Dica: construa um plano estratégico anual de inclusão com metas, cronograma e budget, e avalie o impacto de cada ação.
Incluir é garantir acesso, oportunidade de carreira e ambiente seguro para que pessoas com deficiência possam trabalhar com dignidade e desenvolver seu potencial. Inclusão é estratégia de negócio, obrigação legal e, acima de tudo, uma atitude humana – porque é o certo a se fazer.
A inclusão precisa ser o que direciona os indicadores da sua empresa – e não o capacitismo. São as metas, os relatórios e os resultados que vão mostrar se a prática é real ou apenas discurso.

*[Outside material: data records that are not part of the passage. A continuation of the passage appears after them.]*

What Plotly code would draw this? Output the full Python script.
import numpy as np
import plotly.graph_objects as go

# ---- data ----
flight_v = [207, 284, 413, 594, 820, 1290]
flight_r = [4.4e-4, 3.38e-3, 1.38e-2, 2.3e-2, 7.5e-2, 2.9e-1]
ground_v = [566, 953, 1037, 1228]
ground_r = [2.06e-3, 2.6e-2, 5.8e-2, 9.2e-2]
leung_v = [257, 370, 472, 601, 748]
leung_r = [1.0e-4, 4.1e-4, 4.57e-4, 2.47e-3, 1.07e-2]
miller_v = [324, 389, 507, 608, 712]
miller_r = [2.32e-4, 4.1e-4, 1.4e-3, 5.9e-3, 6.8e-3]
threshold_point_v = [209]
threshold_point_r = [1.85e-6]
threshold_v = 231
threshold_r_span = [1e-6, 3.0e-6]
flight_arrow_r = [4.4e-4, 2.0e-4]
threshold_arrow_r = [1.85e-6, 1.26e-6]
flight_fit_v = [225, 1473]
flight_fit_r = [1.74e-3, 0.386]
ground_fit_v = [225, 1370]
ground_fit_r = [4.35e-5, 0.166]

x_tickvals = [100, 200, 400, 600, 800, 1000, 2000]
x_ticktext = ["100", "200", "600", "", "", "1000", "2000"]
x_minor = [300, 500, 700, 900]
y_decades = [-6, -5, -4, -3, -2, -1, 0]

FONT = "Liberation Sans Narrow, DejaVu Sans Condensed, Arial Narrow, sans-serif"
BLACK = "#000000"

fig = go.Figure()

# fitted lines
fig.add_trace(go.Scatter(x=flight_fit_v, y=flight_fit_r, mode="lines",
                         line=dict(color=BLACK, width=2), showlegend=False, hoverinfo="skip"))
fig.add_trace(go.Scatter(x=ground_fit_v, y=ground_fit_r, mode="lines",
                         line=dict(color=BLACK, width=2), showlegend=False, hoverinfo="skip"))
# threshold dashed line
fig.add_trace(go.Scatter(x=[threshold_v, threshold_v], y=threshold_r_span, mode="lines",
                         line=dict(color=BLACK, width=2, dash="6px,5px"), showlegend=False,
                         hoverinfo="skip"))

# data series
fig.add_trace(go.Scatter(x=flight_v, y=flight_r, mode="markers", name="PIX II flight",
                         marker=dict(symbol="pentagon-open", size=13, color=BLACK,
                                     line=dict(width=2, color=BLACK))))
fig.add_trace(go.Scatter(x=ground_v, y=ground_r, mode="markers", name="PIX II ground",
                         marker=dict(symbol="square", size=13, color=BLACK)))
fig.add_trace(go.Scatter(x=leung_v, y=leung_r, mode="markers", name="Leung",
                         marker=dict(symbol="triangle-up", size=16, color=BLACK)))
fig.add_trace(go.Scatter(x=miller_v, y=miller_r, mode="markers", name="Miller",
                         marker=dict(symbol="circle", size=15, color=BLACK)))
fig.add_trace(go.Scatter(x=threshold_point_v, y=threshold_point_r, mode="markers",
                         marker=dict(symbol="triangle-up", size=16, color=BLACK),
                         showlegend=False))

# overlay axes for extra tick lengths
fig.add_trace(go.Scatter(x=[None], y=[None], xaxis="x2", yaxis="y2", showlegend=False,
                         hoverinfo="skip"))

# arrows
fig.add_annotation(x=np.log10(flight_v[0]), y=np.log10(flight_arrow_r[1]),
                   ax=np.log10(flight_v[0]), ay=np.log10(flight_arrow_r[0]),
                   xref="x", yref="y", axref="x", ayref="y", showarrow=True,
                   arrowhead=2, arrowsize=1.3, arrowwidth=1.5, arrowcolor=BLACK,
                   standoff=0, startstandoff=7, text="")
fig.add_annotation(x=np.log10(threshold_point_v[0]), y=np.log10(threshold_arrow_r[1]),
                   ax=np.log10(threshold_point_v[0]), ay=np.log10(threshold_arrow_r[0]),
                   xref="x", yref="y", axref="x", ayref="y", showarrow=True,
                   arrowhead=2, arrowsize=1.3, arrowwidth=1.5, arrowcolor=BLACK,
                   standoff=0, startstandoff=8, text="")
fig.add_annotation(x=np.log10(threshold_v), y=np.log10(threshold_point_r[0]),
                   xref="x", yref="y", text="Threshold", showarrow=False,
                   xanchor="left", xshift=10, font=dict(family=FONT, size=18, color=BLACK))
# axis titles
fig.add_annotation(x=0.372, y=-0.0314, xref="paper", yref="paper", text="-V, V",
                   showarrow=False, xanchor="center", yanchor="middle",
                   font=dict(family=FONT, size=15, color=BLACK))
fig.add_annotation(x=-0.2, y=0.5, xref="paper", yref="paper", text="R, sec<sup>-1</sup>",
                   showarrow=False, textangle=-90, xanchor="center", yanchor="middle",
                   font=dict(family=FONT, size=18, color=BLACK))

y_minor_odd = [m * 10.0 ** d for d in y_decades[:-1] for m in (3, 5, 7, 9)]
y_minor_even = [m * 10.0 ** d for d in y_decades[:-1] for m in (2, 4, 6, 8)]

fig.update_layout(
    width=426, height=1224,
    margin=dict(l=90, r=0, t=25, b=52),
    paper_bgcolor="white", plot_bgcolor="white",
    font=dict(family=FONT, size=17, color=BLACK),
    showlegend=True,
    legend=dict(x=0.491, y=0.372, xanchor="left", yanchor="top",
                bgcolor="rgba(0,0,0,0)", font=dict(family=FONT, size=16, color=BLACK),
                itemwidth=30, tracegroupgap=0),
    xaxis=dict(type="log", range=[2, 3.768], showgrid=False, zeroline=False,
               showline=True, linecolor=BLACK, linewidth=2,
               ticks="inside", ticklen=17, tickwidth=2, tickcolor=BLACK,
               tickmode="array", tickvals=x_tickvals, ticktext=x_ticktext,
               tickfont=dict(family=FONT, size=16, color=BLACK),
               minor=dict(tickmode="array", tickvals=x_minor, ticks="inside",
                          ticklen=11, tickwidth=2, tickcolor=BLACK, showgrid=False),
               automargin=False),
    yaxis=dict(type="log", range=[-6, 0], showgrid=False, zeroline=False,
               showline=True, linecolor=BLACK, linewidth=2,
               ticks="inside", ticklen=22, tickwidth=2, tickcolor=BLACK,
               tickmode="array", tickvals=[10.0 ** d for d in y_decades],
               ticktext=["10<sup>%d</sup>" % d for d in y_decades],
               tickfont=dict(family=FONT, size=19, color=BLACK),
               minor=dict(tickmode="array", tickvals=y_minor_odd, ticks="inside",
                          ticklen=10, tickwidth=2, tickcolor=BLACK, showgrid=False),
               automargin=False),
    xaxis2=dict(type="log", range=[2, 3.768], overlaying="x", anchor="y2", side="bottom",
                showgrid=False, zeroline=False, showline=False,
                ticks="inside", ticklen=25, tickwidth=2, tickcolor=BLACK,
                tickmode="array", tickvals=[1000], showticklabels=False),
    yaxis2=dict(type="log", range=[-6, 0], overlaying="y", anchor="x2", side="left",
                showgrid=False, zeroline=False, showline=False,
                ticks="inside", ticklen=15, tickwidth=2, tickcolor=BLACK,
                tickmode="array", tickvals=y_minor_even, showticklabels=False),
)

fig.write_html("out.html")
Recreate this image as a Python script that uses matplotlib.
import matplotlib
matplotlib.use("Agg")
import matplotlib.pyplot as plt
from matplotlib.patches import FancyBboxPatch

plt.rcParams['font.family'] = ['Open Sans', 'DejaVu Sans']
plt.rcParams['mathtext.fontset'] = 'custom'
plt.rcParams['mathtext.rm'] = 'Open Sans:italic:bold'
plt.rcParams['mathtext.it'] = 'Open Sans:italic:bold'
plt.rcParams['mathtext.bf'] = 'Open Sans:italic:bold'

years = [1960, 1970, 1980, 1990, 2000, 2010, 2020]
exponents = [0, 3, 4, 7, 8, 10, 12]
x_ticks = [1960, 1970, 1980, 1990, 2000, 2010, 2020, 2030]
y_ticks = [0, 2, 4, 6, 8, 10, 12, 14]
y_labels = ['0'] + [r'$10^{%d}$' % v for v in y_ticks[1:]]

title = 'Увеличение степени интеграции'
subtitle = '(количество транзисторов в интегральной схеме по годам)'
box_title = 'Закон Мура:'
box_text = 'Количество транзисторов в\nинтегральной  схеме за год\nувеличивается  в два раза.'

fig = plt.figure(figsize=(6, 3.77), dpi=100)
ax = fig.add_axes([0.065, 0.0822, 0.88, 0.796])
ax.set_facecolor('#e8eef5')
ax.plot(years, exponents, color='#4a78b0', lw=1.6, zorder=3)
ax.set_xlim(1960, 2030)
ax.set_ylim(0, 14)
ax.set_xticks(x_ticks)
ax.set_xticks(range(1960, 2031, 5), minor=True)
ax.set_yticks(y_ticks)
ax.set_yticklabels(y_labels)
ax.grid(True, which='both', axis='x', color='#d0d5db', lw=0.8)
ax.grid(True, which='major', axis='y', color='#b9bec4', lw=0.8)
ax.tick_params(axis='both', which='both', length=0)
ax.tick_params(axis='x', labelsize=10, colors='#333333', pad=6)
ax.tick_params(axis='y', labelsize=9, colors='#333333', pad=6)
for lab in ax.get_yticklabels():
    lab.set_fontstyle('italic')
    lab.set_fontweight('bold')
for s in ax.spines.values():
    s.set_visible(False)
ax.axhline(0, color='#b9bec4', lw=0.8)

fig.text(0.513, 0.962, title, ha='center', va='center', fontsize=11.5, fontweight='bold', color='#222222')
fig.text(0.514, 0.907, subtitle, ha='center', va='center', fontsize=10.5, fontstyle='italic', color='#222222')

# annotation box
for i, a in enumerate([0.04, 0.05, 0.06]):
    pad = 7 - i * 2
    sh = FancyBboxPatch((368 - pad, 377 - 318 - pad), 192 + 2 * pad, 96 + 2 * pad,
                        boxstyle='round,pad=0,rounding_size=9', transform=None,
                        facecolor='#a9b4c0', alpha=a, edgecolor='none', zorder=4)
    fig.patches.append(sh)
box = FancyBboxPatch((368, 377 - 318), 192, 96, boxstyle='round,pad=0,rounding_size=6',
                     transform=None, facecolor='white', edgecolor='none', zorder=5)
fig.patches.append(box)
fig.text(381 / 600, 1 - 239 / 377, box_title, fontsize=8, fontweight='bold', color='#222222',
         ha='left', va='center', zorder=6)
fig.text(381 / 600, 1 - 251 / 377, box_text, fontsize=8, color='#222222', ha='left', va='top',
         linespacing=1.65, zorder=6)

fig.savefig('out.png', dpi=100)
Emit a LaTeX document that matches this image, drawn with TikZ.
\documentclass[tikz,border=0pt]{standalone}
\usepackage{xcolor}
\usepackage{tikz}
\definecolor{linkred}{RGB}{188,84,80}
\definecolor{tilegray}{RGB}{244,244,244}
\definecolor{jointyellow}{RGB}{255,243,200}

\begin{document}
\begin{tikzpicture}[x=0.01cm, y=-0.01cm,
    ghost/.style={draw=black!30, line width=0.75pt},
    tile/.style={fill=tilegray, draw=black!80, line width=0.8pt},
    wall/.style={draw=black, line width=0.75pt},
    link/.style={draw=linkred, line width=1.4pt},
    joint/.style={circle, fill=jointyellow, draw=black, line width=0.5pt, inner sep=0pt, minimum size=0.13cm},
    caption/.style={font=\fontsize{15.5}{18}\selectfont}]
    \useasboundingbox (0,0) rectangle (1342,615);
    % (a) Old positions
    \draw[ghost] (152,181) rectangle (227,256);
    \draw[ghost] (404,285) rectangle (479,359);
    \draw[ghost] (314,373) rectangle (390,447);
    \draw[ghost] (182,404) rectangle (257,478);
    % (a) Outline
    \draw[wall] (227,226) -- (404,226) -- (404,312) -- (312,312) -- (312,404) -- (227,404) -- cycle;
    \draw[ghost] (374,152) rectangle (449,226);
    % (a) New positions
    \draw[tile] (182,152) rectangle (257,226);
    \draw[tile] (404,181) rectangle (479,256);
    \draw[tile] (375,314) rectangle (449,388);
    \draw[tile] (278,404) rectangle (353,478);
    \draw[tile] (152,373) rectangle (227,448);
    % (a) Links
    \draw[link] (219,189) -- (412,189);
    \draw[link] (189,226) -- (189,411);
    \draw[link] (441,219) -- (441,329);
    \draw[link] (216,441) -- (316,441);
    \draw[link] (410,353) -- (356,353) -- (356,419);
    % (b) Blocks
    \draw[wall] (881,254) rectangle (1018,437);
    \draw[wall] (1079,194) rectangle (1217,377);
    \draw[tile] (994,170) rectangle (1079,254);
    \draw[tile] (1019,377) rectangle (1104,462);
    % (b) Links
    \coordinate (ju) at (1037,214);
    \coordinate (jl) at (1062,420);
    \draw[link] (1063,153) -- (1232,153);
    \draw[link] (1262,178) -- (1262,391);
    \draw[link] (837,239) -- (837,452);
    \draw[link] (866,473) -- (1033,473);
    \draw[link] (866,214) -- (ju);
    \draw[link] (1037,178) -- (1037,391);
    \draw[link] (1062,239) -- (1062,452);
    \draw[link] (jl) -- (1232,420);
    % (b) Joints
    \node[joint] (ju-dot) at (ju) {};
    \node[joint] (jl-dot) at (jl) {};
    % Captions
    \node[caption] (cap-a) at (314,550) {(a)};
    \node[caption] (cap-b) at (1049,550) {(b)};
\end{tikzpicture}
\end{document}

E essa responsabilidade tem endereço certo: começa no board e na alta gestão, que decidem prioridades e investimentos, e se concretiza na atuação de cada gestor que lidera profissionais com deficiência. Ambos têm a mesma escolha: deixar que a exclusão continue ditando as regras ou assumir a liderança da mudança.
*Pesquisa “Radar da Inclusão: mapeando a empregabilidade de Pessoas com Deficiência” realizada em parceria da Talento Incluir, Instituto Locomotiva, Pacto Global e a iO Diversidade, realizada em nível nacional, com 1.230 pessoascom 18 anos ou mais, que se declararam com deficiência ou neurodivergência.